#### Exercise task:
Find the number of lines in these records where the word "this" appears. Reply with that number and nothing more.

#### Data extract:
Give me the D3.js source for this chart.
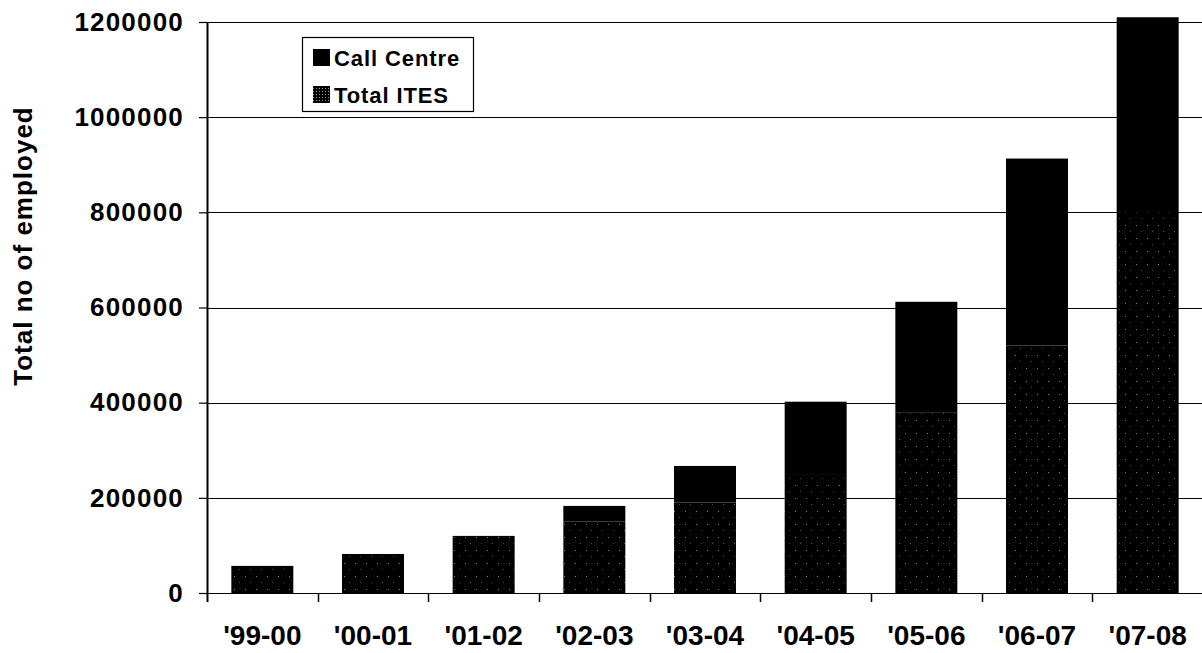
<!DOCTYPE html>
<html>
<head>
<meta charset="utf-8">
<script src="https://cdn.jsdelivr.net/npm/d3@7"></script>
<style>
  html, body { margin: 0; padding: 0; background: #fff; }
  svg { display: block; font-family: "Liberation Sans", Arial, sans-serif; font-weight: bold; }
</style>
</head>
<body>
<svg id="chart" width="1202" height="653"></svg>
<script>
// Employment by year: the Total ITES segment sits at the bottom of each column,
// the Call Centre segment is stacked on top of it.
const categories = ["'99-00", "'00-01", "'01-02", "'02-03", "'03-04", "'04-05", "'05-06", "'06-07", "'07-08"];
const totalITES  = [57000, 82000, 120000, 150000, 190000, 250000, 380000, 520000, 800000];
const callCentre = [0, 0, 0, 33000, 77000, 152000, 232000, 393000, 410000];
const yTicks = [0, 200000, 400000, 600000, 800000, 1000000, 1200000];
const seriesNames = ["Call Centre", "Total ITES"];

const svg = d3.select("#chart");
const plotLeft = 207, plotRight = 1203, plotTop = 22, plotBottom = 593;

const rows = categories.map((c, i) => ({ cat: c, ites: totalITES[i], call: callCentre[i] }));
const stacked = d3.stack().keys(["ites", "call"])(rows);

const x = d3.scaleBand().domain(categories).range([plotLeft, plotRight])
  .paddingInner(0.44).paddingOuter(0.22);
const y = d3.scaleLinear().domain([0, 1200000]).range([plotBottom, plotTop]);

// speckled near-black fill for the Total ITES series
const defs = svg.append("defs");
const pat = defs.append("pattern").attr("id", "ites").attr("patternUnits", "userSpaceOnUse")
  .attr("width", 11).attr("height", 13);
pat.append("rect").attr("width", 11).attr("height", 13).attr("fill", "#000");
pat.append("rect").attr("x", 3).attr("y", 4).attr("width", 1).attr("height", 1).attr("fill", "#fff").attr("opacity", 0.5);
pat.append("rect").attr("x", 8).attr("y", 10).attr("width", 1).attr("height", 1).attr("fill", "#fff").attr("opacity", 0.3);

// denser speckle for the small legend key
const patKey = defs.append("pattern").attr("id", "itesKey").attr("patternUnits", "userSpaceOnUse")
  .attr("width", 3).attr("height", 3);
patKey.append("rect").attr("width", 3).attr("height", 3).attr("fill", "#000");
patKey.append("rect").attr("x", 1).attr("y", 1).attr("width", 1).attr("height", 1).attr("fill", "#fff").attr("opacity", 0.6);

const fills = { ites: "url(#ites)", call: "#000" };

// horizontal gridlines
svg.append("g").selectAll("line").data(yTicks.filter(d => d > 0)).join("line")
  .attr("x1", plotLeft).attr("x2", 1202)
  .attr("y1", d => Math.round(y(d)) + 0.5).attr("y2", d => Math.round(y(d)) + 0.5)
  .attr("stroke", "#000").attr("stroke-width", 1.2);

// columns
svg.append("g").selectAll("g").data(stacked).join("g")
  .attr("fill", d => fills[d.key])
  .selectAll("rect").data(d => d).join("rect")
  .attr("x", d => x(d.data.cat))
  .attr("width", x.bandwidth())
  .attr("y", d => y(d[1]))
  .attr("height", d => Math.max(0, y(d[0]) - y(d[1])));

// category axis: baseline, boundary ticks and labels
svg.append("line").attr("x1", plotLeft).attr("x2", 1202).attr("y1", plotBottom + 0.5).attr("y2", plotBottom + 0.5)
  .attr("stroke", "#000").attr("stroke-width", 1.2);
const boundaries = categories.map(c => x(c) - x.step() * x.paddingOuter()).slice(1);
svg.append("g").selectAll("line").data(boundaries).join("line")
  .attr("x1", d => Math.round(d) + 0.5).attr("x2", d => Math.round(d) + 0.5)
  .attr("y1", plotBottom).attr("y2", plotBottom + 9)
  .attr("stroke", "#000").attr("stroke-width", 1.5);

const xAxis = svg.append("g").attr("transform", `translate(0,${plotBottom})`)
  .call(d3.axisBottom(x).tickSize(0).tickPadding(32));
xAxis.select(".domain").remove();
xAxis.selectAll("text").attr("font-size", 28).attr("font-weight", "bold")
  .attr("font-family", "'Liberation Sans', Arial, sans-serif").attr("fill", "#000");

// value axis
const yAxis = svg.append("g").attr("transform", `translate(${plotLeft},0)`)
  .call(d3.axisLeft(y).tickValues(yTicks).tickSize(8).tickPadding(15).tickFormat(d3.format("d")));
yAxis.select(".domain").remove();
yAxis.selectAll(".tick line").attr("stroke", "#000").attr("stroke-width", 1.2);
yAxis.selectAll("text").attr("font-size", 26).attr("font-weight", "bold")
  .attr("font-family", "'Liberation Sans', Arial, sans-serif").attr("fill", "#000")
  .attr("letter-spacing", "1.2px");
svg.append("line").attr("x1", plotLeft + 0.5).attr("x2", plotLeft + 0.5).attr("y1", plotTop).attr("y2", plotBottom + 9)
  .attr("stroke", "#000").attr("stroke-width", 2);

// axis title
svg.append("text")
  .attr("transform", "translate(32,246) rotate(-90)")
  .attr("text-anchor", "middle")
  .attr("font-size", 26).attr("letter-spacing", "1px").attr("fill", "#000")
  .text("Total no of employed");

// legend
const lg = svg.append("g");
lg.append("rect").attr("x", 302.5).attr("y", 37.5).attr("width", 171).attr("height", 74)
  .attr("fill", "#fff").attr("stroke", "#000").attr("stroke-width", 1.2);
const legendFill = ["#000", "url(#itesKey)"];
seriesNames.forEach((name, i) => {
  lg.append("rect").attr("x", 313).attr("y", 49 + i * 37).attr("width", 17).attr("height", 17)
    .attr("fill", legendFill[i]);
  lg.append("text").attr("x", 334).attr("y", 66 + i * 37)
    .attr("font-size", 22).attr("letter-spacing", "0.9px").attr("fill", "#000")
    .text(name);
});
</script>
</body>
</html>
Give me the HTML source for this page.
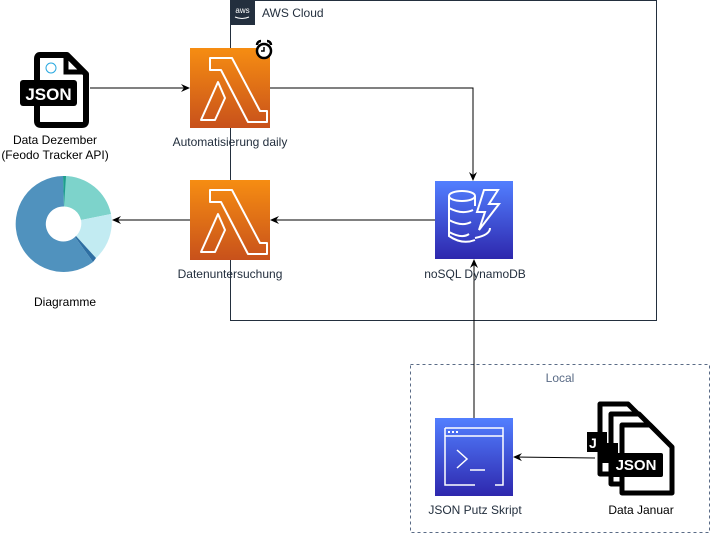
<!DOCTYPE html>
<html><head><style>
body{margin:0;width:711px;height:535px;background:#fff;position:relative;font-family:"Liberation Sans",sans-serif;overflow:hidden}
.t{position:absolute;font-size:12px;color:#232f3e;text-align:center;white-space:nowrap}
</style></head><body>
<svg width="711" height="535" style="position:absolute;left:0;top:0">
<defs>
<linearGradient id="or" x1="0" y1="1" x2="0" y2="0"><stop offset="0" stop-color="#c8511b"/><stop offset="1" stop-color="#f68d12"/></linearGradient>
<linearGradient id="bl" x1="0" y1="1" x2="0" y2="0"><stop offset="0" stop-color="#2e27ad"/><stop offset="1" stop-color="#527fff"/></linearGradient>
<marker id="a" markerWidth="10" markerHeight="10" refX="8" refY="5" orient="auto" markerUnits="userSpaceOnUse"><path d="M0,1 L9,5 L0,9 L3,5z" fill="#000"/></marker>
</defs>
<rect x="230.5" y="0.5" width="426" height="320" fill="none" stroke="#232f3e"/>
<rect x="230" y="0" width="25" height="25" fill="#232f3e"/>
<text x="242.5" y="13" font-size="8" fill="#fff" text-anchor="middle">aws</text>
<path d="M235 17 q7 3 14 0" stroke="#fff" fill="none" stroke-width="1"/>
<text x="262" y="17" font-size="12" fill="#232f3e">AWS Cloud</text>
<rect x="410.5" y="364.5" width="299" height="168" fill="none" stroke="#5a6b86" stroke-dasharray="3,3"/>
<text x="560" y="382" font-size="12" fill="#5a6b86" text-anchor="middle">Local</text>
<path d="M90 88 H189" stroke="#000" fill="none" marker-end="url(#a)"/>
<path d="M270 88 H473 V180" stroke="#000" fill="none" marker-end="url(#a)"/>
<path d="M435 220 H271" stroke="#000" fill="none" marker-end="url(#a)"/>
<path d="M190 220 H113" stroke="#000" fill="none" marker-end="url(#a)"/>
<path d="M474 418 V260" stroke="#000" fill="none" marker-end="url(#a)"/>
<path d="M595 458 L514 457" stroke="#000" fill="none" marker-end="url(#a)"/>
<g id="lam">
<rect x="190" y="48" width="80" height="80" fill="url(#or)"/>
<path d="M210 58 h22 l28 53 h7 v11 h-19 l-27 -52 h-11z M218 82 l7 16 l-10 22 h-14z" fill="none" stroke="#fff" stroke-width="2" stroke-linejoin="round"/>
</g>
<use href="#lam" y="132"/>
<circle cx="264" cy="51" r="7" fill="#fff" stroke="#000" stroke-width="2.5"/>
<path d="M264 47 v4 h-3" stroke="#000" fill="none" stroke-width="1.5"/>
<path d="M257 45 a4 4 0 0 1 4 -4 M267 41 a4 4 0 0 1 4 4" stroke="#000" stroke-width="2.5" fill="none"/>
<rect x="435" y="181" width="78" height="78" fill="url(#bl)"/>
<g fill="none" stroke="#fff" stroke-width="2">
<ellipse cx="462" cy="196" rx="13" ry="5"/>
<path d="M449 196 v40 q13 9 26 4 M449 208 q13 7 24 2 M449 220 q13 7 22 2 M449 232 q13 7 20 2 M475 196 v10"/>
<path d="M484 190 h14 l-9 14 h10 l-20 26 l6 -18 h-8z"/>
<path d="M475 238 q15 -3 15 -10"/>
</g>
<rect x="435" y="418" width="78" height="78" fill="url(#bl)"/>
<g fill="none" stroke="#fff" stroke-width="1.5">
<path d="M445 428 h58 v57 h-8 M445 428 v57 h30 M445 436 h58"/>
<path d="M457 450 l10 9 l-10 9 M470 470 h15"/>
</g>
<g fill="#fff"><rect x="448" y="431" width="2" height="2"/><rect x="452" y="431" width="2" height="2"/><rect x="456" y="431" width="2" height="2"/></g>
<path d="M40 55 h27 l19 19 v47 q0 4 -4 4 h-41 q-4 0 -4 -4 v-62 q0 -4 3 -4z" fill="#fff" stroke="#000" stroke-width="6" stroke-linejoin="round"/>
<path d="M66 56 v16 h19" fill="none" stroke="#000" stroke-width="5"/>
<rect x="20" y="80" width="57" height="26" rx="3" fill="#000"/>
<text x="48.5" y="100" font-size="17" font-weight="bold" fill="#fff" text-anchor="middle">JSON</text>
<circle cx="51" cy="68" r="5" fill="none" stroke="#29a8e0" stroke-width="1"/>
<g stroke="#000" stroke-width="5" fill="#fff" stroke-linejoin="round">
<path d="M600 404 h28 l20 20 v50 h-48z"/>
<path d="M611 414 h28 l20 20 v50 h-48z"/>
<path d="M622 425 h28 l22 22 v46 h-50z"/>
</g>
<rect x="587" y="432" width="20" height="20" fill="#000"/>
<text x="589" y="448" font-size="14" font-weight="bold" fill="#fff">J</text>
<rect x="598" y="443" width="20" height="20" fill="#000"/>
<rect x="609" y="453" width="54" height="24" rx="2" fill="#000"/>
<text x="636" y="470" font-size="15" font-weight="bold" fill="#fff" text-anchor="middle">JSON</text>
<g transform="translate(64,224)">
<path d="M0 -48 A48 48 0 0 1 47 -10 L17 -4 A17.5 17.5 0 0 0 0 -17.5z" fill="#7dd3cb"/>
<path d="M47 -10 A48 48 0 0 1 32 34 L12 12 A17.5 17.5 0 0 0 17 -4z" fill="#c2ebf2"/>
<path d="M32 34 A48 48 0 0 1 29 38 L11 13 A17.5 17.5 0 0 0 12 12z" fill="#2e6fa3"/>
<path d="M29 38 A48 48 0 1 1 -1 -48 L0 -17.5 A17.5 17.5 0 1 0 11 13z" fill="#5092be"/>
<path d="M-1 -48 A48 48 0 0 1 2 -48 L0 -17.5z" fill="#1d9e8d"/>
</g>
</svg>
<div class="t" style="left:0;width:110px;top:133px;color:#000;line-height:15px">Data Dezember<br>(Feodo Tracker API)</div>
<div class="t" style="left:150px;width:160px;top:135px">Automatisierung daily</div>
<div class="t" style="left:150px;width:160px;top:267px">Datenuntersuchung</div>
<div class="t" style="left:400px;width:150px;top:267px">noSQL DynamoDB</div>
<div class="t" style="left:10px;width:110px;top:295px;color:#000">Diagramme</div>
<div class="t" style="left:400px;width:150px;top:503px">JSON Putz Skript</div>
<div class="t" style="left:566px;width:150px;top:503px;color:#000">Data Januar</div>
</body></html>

#### Solution below:
2